Stratasys stock (NASDAQ:SSYS) has significantly under-performed in 2016. The 3D printing manufacturer’s share price decreased by 30% during 2016, while rival 3D Systems (NYSE:DDD) stock went up by over 50%. Today the company’s market valuation is almost half that of 3D Systems. Two main reasons should explain this poor performance in 2016: a lack of clear direction and the absence of a leading core business.
A lack of clear direction
The acquisition strategy between 2010 and 2013 led to the creation of a large asset group, without any strong focus on innovation. In the years 2014-2016, Stratasys tried to integrate the acquired businesses while key founders and executives were leaving the boat. The company failed to attract new talents. In 2016, Stratasys appointed Ilan Levin as CEO to replace David Reis. Fresh ideas and decisive traction won’t come from Ilan a 3D Printing veteran with over 15 years on the board of Stratasys. Last week, Erez Simha the CFO/COO replaced with Lilach Payorski, who previously held the position of SVP Corporate finance.
3D Printing is moving at fast speed. Well funded Start-ups and spin-offs from large groups such as HP and Xerox are becoming serious competitors for Stratasys. Growth is only achievable for companies that can satisfy a growing demand from customers. A group who now have a much larger choice to purchase 3D printers and 3D printing services from.
In 2016, Stratasys failed to take decisive options and to clarify its business model. Hopes in early 2016 propped up the share price. Since then disappointing sales and more importantly a lack of clear direction explain the significant under performance since mid 2016.
The absence of a leading core business
3D Systems adopted a similar acquisition spree between 2010 and 2013. But the management decided in 2015 to narrow its focus on the professional markets. furthermore the company has grown significantly its healthcare segment, which represented 27% of the revenues in the third quarter 2016, as opposed to 22% in the same quarter one year ago. Overall in Q3/2016 3D Systems delivered a 5% revenues growth while Stratasys revenues decreased by 7% year on year. 3D systems performance in the third quarter has been supported by a strong growth in the healthcare segment of over 23% year on year.
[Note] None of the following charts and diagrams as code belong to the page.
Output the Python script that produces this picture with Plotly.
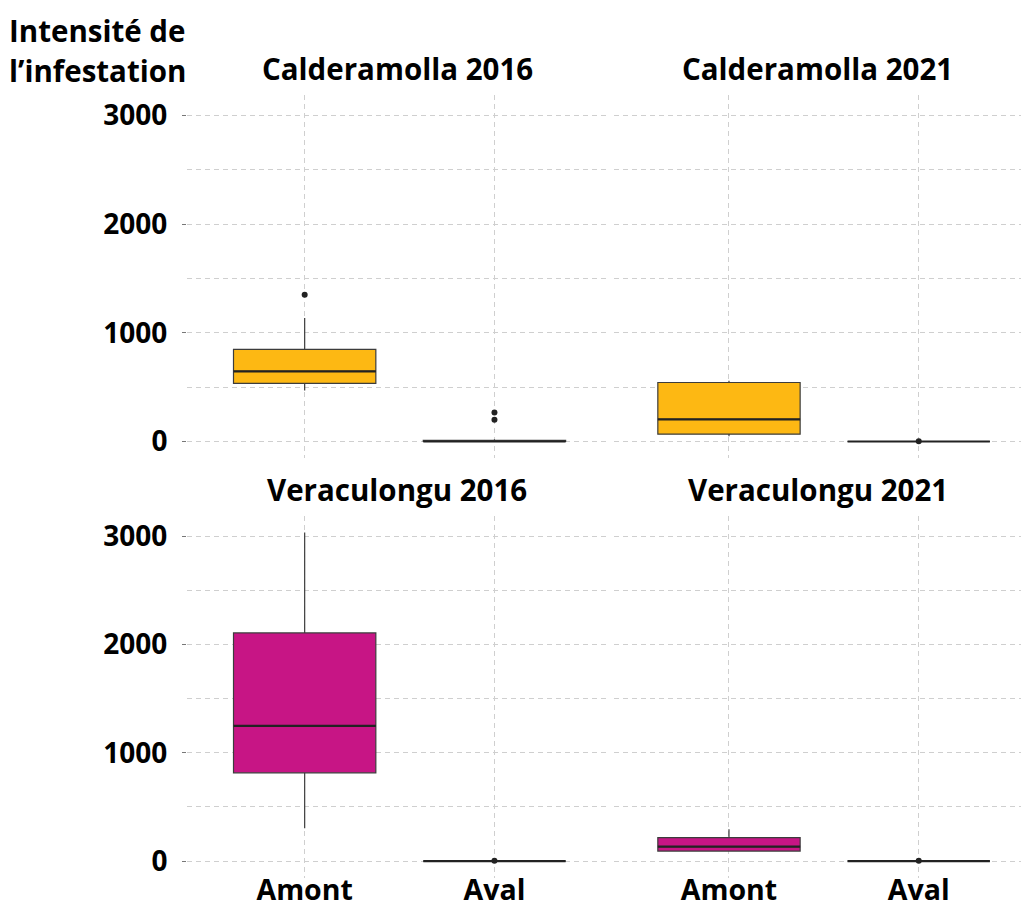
import plotly.graph_objects as go

# Facets and categories
panels = ["Calderamolla 2016", "Calderamolla 2021", "Veraculongu 2016", "Veraculongu 2021"]
sites = ["Amont", "Aval"]
panel_colors = ["#FDB813", "#FDB813", "#C71585", "#C71585"]

# Box statistics per panel (Amont, Aval)
q1 = [[534, 0], [67, 0], [815, 0], [92, 0]]
median = [[645, 0], [203, 0], [1250, 0], [134, 0]]
q3 = [[848, 10], [543, 0], [2108, 0], [217, 0]]
lower_fence = [[469, 0], [49, 0], [304, 0], [88, 0]]
upper_fence = [[1136, 20], [560, 0], [3037, 0], [295, 0]]

# Outlying observations per panel (Amont, Aval)
outliers = [[[1350], [199, 267]], [[], [3]], [[], [3]], [[], [3]]]

y_ticks = [0, 1000, 2000, 3000]

W, H = 1021, 908
BOX_WIDTH = 0.75
FONT = "Open Sans"

# Panel placement (pixels): left, right, x-range; rows: top, bottom
cols = [(187, 607, -0.62, 1.593), (614, 1021, -0.606, 1.539)]
rows = [(95, 458), (516, 877.5)]
y_range = [-152, 3189]

fig = go.Figure()
grid = dict(showgrid=True, gridcolor="#cfcfcf", griddash="5px,4px", gridwidth=1,
            zeroline=False, showline=False, automargin=False)

for p, name in enumerate(panels):
    r, c = divmod(p, 2)
    xl, xr, rx0, rx1 = cols[c]
    yt, yb = rows[r]
    n = p + 1
    xa = "x" if n == 1 else f"x{n}"
    ya = "y" if n == 1 else f"y{n}"

    fig.add_trace(go.Box(
        x=[0, 1], q1=q1[p], median=median[p], q3=q3[p],
        lowerfence=lower_fence[p], upperfence=upper_fence[p],
        width=BOX_WIDTH, fillcolor=panel_colors[p],
        line=dict(color="#3c3c3c", width=1.2), whiskerwidth=0,
        boxpoints=False, showlegend=False, xaxis=xa, yaxis=ya,
        hoverinfo="skip",
    ))
    # heavier median bars
    for i in range(len(sites)):
        fig.add_trace(go.Scatter(
            x=[i - BOX_WIDTH / 2, i + BOX_WIDTH / 2], y=[median[p][i]] * 2,
            mode="lines", line=dict(color="#222222", width=2.2),
            showlegend=False, xaxis=xa, yaxis=ya, hoverinfo="skip",
        ))
        if outliers[p][i]:
            fig.add_trace(go.Scatter(
                x=[i] * len(outliers[p][i]), y=outliers[p][i], mode="markers",
                marker=dict(color="#222222", size=6),
                showlegend=False, xaxis=xa, yaxis=ya, hoverinfo="skip",
            ))

    show_x = r == 1
    show_y = c == 0
    fig.layout[f"xaxis{'' if n == 1 else n}"] = dict(
        domain=[xl / W, xr / W], range=[rx0, rx1], anchor=ya,
        tickmode="array", tickvals=[0, 1], ticktext=sites if show_x else ["", ""],
        showticklabels=show_x, ticks="",
        tickfont=dict(family=FONT, size=28.5, color="black", weight="bold"),
        ticklabelstandoff=-7, **grid,
    )
    fig.layout[f"yaxis{'' if n == 1 else n}"] = dict(
        domain=[1 - yb / H, 1 - yt / H], range=y_range, anchor=xa,
        tickmode="array", tickvals=y_ticks,
        ticktext=[str(v) for v in y_ticks] if show_y else [""] * len(y_ticks),
        showticklabels=show_y,
        ticks="outside" if show_y else "", ticklen=4, tickcolor="#777777",
        tickfont=dict(family=FONT, size=28, color="black", weight="bold"),
        ticklabelstandoff=9,
        minor=dict(dtick=500, tick0=0, showgrid=True, gridcolor="#cfcfcf",
                   griddash="5px,4px", ticks=""),
        **grid,
    )
    fig.add_annotation(
        text=name, x=(xl + xr) / 2 / W, y=1 - (yt - 27) / H, xref="paper", yref="paper",
        xanchor="center", yanchor="middle", showarrow=False,
        font=dict(family=FONT, size=29.5, color="black", weight="bold"),
    )

for line, ypx in [("Intensité de", 30), ("l’infestation", 70)]:
    fig.add_annotation(
        text=line, x=97 / W, y=1 - ypx / H, xref="paper", yref="paper",
        xanchor="center", yanchor="middle", showarrow=False,
        font=dict(family=FONT, size=29.5, color="black", weight="bold"),
    )

fig.update_layout(
    width=W, height=H, margin=dict(l=0, r=0, t=0, b=0, autoexpand=False),
    paper_bgcolor="white", plot_bgcolor="white", showlegend=False,
)

fig.write_html("out.html")
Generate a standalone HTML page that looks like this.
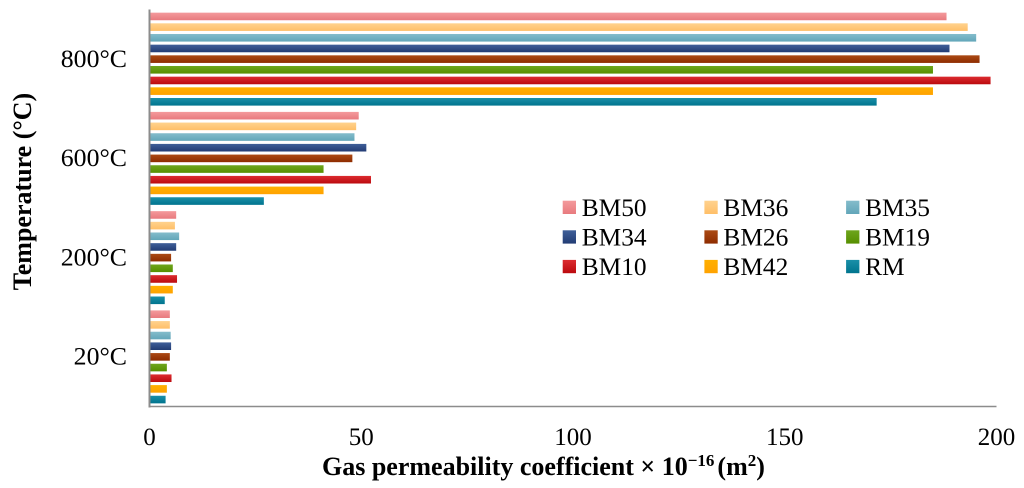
<!DOCTYPE html>
<html>
<head>
<meta charset="utf-8">
<style>
html,body{margin:0;padding:0;background:#fff;}
body{width:1024px;height:488px;overflow:hidden;}
svg{display:block;font-family:"Liberation Serif",serif;}
</style>
</head>
<body>
<svg id="chart" width="1024" height="488" viewBox="0 0 1024 488" xmlns="http://www.w3.org/2000/svg">
  <defs id="gradients"></defs>
  <g id="bars"></g>
  <g id="axes"></g>
  <g id="legend"></g>
  <text transform="translate(31,191.5) rotate(-90)" text-anchor="middle" font-size="26" font-weight="bold" fill="#000">Temperature (°C)</text>
  <text x="322" y="475" font-size="26" font-weight="bold" fill="#000">Gas permeability coefficient × 10<tspan font-size="17" dy="-9">−16</tspan><tspan dy="9" dx="3">(m</tspan><tspan font-size="17" dy="-9">2</tspan><tspan dy="9">)</tspan></text>
</svg>
<script>
// Categories, bottom to top
const categories = ['20°C', '200°C', '600°C', '800°C'];
const xTicks = [0, 50, 100, 150, 200];
const seriesNames = ['BM50', 'BM36', 'BM35', 'BM34', 'BM26', 'BM19', 'BM10', 'BM42', 'RM'];
// Series values, one per category
const bm50 = [4.8, 6.3, 49.4, 188.2];
const bm36 = [4.8, 6.0, 48.8, 193.2];
const bm35 = [5.0, 7.0, 48.4, 195.2];
const bm34 = [5.1, 6.3, 51.2, 188.9];
const bm26 = [4.8, 5.1, 47.9, 196.0];
const bm19 = [4.1, 5.5, 41.1, 185.0];
const bm10 = [5.2, 6.5, 52.3, 198.6];
const bm42 = [4.1, 5.5, 41.1, 185.0];
const rm = [3.8, 3.6, 27.0, 171.7];
const seriesValues = [bm50, bm36, bm35, bm34, bm26, bm19, bm10, bm42, rm];
const topColors = ['#f49a9c', '#ffd28e', '#84bccb', '#3f5f99', '#ab4a14', '#6ea51c', '#dc2c30', '#ffb000', '#1a8fa8'];
const bottomColors = ['#e87a7e', '#ffbf68', '#62a6b9', '#223c74', '#8e2c00', '#568f00', '#bb0a0e', '#ffa200', '#00748e'];

const svgNS = 'http://www.w3.org/2000/svg';
const plotLeft = 149.5, plotRight = 996.5, plotTop = 9.5, plotBottom = 406.5;
const xMax = 200;
const barHeight = 7.6;
const slotHeight = 10.67;

function xScale(v) {
  return plotLeft + (v / xMax) * (plotRight - plotLeft);
}
function groupCenter(catIndex) {
  const band = (plotBottom - plotTop) / categories.length;
  return plotBottom - band * (catIndex + 0.5);
}
function barCenter(catIndex, seriesIndex) {
  return groupCenter(catIndex) + (seriesIndex - (seriesNames.length - 1) / 2) * slotHeight;
}
function make(tag, attrs, parent) {
  const el = document.createElementNS(svgNS, tag);
  for (const k in attrs) el.setAttribute(k, attrs[k]);
  parent.appendChild(el);
  return el;
}

const defs = document.getElementById('gradients');
const barsG = document.getElementById('bars');
const axesG = document.getElementById('axes');
const legendG = document.getElementById('legend');

seriesNames.forEach(function (name, s) {
  const g = make('linearGradient', { id: 'grad' + s, x1: 0, y1: 0, x2: 0, y2: 1 }, defs);
  make('stop', { offset: '0', 'stop-color': topColors[s] }, g);
  make('stop', { offset: '1', 'stop-color': bottomColors[s] }, g);
});

seriesNames.forEach(function (name, s) {
  categories.forEach(function (cat, c) {
    const rect = make('rect', {
      x: xScale(0),
      y: barCenter(c, s) - barHeight / 2,
      width: xScale(seriesValues[s][c]) - xScale(0),
      height: barHeight,
      fill: 'url(#grad' + s + ')'
    }, barsG);
    
    
  });
});

const yLine = make('line', { x1: plotLeft, x2: plotLeft, y1: plotTop, y2: plotBottom + 1, stroke: '#8c8c8c', 'stroke-width': 2 }, axesG);


const xLine = make('line', { x1: plotLeft, x2: plotRight, y1: plotBottom, y2: plotBottom, stroke: '#8c8c8c', 'stroke-width': 1.6 }, axesG);



xTicks.forEach(function (t) {
  const label = make('text', { x: xScale(t), y: 445, 'text-anchor': 'middle', 'font-size': 25, fill: '#000' }, axesG);
  
  
  label.textContent = t;
});

categories.forEach(function (cat, c) {
  const label = make('text', { x: 127, y: groupCenter(c) + 7.8, 'text-anchor': 'end', 'font-size': 25.8, fill: '#000' }, axesG);
  
  
  label.textContent = cat;
});

seriesNames.forEach(function (name, s) {
  const col = s % 3, row = Math.floor(s / 3);
  const sx = 562.7 + col * 141.7;
  const sy = 200.7 + row * 29.6;
  const swatch = make('rect', { x: sx, y: sy, width: 13.3, height: 13.3, fill: 'url(#grad' + s + ')' }, legendG);
  
  
  const label = make('text', { x: sx + 19, y: sy + 15.2, 'font-size': 25.4, fill: '#000' }, legendG);
  
  
  label.textContent = name;
});
</script>
</body>
</html>
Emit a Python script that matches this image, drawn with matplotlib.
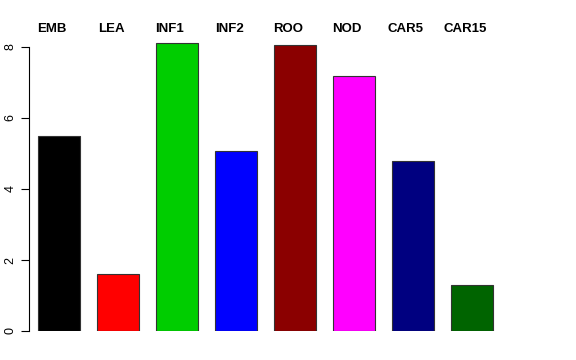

The lack of clear strategy and engine of growth at Stratasys led to the poor performance recorded in 2016. Investors have lost faith in the capacity of the management (the old one and the “new” one) to elaborate an ambitious strategy to innovate and compete in a fast growing market.
What to expect in 2017?
By the end of 2015 and early 2016, investors were expecting big changes at Stratasys, led by an army of activist hedge funds. The early excitement didn’t last long. Twelve months after, at end 2016 the activists have left the boat, the management has been replaced with Stratasys veterans, revenues are heading down and competitors are taking market share. To change its destiny Stratasys needs some dramatic change of direction. I doubt it will come from some activist investors nor from the management. Only a possible suitor could shake the tree and extract value. In the meantime the share price could maintain its downward direction to the low $10.
Time is of the essence: the longer it takes for an external shock to come, the less value will remain in the intangible assets (nearly $600M at end September 2016).